Chemical technology is vital for tackling the major societal challenges

Technological innovations are crucial for achieving the mission objectives of the four societal challenges “Energy transition and sustainability”, “Agriculture, water and food”, “Health and care”, “Security”. Chemical technology? That is where it effectively begins.

The chemistry sector is ideally positioned to support the top sectors in achieving the mission objectives. After all, chemistry produces many substances and materials that other industrial sectors use for manufacturing their products. So where chemistry becomes more sustainable, society becomes more sustainable too.

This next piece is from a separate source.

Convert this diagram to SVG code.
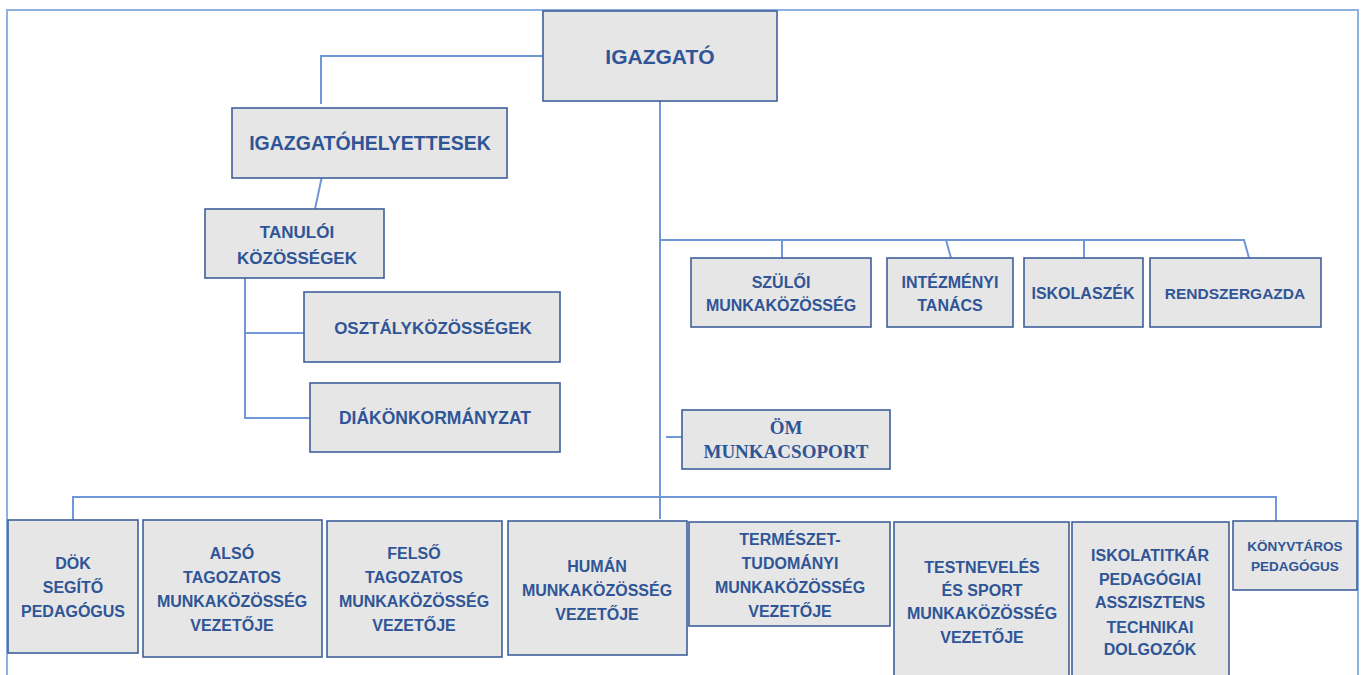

Take, for example, the developments in aromatics, such as benzene, toluene, xylene and phenol, which are used by the chemical industry for the production of plastics, chemicals and coatings. To date, these have been obtained from crude oil and are therefore responsible for significant CO2 emissions. That is why the chemical industry is now working on obtaining aromatics from plant waste. This will have a serious impact, because fossil-based aromatics account for no less than 40% of all chemical ingredients in the world. Far more can be said about how chemistry is being made more sustainable. For example, the use of resources such as biomass, processed waste and unravelled polymers. Then there are also electrochemical processes for the conversion of hydrogen, CO2, nitrogen or biomass into fuels and resources for the chemical sector.

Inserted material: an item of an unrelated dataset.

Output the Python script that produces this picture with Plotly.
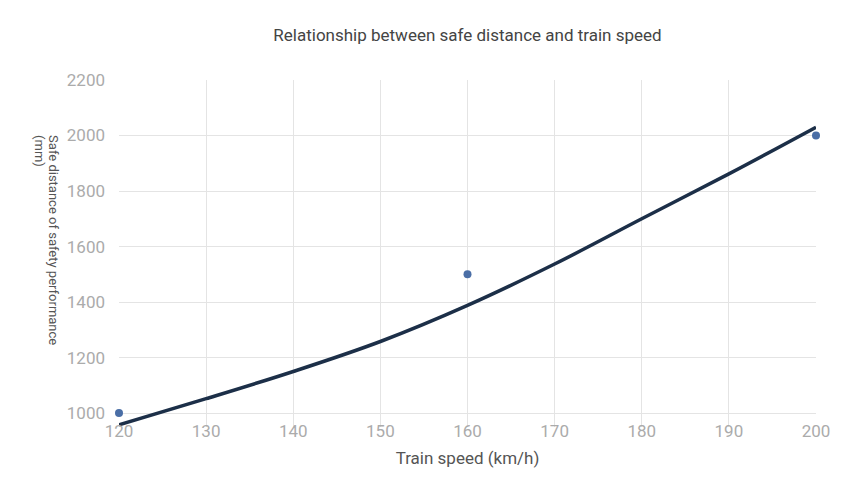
import plotly.graph_objects as go

# Observed data points
speed_pts = [120, 160, 200]
dist_pts = [1000, 1500, 2000]

# Fitted curve
speed_curve = [120, 130, 140, 150, 160, 170, 180, 190, 200]
dist_curve = [958, 1052, 1150, 1258, 1388, 1537, 1700, 1862, 2030]

x_ticks = [120, 130, 140, 150, 160, 170, 180, 190, 200]
y_ticks = [1000, 1200, 1400, 1600, 1800, 2000, 2200]

FONT = "Roboto"

fig = go.Figure()
fig.add_trace(go.Scatter(
    x=speed_curve, y=dist_curve, mode="lines",
    line=dict(color="#1c2f48", width=3.5, shape="spline", smoothing=1.0),
    showlegend=False, hoverinfo="skip"))
fig.add_trace(go.Scatter(
    x=speed_pts, y=dist_pts, mode="markers",
    marker=dict(color="#4a6ea6", size=8),
    showlegend=False, cliponaxis=False))

fig.update_layout(
    width=844, height=496,
    paper_bgcolor="#ffffff", plot_bgcolor="#ffffff",
    margin=dict(l=111, r=36, t=72, b=77),
    font=dict(family=FONT, color="#999999"),
    title=dict(text="Relationship between safe distance and train speed",
               x=0.5, xref="paper", y=0.946, yanchor="middle",
               font=dict(family=FONT, size=17, color="#444444")),
    xaxis=dict(range=[120, 200], tickvals=x_ticks, showgrid=True,
               gridcolor="#e4e4e4", gridwidth=1, zeroline=False,
               showline=False, ticks="",
               tickfont=dict(family=FONT, size=17, color="#ababab"),
               ticklabelstandoff=-8,
               title=dict(text="Train speed (km/h)", standoff=12,
                          font=dict(family=FONT, size=17, color="#555555"))),
    yaxis=dict(range=[950, 2200], tickvals=y_ticks, showgrid=True,
               gridcolor="#e4e4e4", gridwidth=1, zeroline=False,
               showline=False, ticks="",
               tickfont=dict(family=FONT, size=17, color="#ababab"),
               ticklabelstandoff=13),
    annotations=[
        dict(text="Safe distance of safety performance",
             xref="paper", yref="paper", x=-0.0933, y=0.847,
             xanchor="center", yanchor="top", textangle=90,
             showarrow=False, font=dict(family=FONT, size=13, color="#555555")),
        dict(text="(mm)",
             xref="paper", yref="paper", x=-0.1133, y=0.847,
             xanchor="center", yanchor="top", textangle=90,
             showarrow=False, font=dict(family=FONT, size=13, color="#555555")),
    ],
)

fig.write_html("out.html")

And soft advanced materials should not be forgotten either. This chemical technology makes it possible to build materials from the molecular level upwards and to provide them with qualities such as safety, strength, lightness of weight, a longer durability and lower costs. All of that is done to reduce the CO2 footprint as much as possible. One application could be high-quality, fibre-reinforced thermoplastics as a plate material for superlight cars that consume less energy and produce fewer emissions. Another example is the chemical production of thermochromic coatings and foils for glazing that improve light reflection thus reducing the necessity for air-conditioning.

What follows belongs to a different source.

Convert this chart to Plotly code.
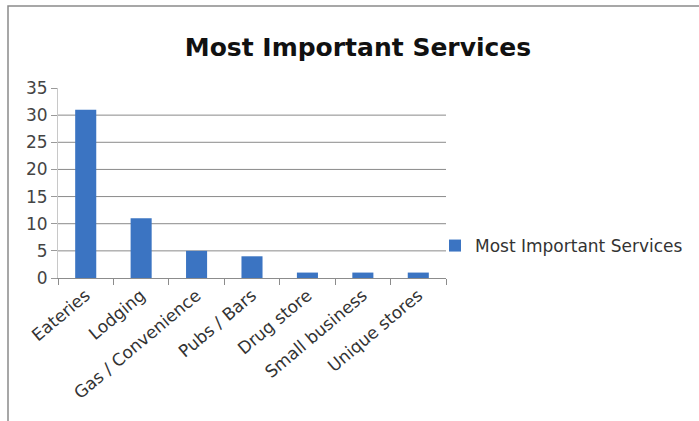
import plotly.graph_objects as go

categories = ["Eateries", "Lodging", "Gas / Convenience", "Pubs / Bars", "Drug store", "Small business", "Unique stores"]
values = [31, 11, 5, 4, 1, 1, 1]
series_name = "Most Important Services"
y_ticks = [0, 5, 10, 15, 20, 25, 30, 35]

W, H = 699, 421
L, R, T, B = 58, 253, 88, 143
pw = W - L - R
ph = H - T - B

def px_x(x):
    return (x - L) / pw

def px_y(y):
    return (H - B - y) / ph

fig = go.Figure()
fig.add_trace(go.Bar(
    x=categories, y=values, name=series_name,
    marker=dict(color="#3b74c2", line=dict(width=0)),
    width=0.38,
    showlegend=True,
))

# horizontal gridlines (no line at the top value, as in the reference)
for v in y_ticks[1:-1]:
    fig.add_hline(y=v, line=dict(color="#8a8a8a", width=1), layer="below")

fig.update_layout(
    width=W, height=H,
    margin=dict(l=L, r=R, t=T, b=B, autoexpand=False),
    paper_bgcolor="white", plot_bgcolor="white",
    title=dict(text="<b>Most Important Services</b>", x=358 / W, xanchor="center",
               y=1 - 47 / H, yanchor="middle",
               font=dict(family="DejaVu Sans", size=25, color="#111111")),
    showlegend=True,
    legend=dict(x=px_x(435), xanchor="left", y=px_y(246), yanchor="middle",
                font=dict(family="DejaVu Sans", size=17, color="#333333"),
                bgcolor="rgba(0,0,0,0)", itemwidth=30),
    xaxis=dict(
        tickangle=-40,
        tickfont=dict(family="DejaVu Sans", size=17, color="#333333"),
        showline=True, linecolor="#8c8c8c", linewidth=1,
        ticks="outside", ticklen=6, tickcolor="#8c8c8c",
        tickson="boundaries",
        showgrid=False,
    ),
    yaxis=dict(
        range=[0, 35], tickvals=y_ticks,
        tickfont=dict(family="DejaVu Sans", size=17, color="#444444"),
        showline=True, linecolor="#c8c8c8", linewidth=1,
        ticks="outside", ticklen=6, tickcolor="#9a9a9a",
        showgrid=False,
        zeroline=False,
    ),
    bargap=0.6,
)

fig.add_shape(type="rect", xref="paper", yref="paper",
              x0=px_x(8), x1=px_x(705), y0=px_y(426), y1=px_y(6),
              line=dict(color="#8a8a8a", width=1.5), fillcolor="rgba(0,0,0,0)", layer="below")

fig.write_html("out.html")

This same positive influence on industrial value chains assumes the safe design of existing and new chemical substances, materials, products and processes. Those can be (re)designed from the molecular level upwards so that highly alarming substances can be banished and emissions prevented. Then both people and the environment will no longer be exposed to toxic substances, and materials and products in a circular economy will be safe to reuse.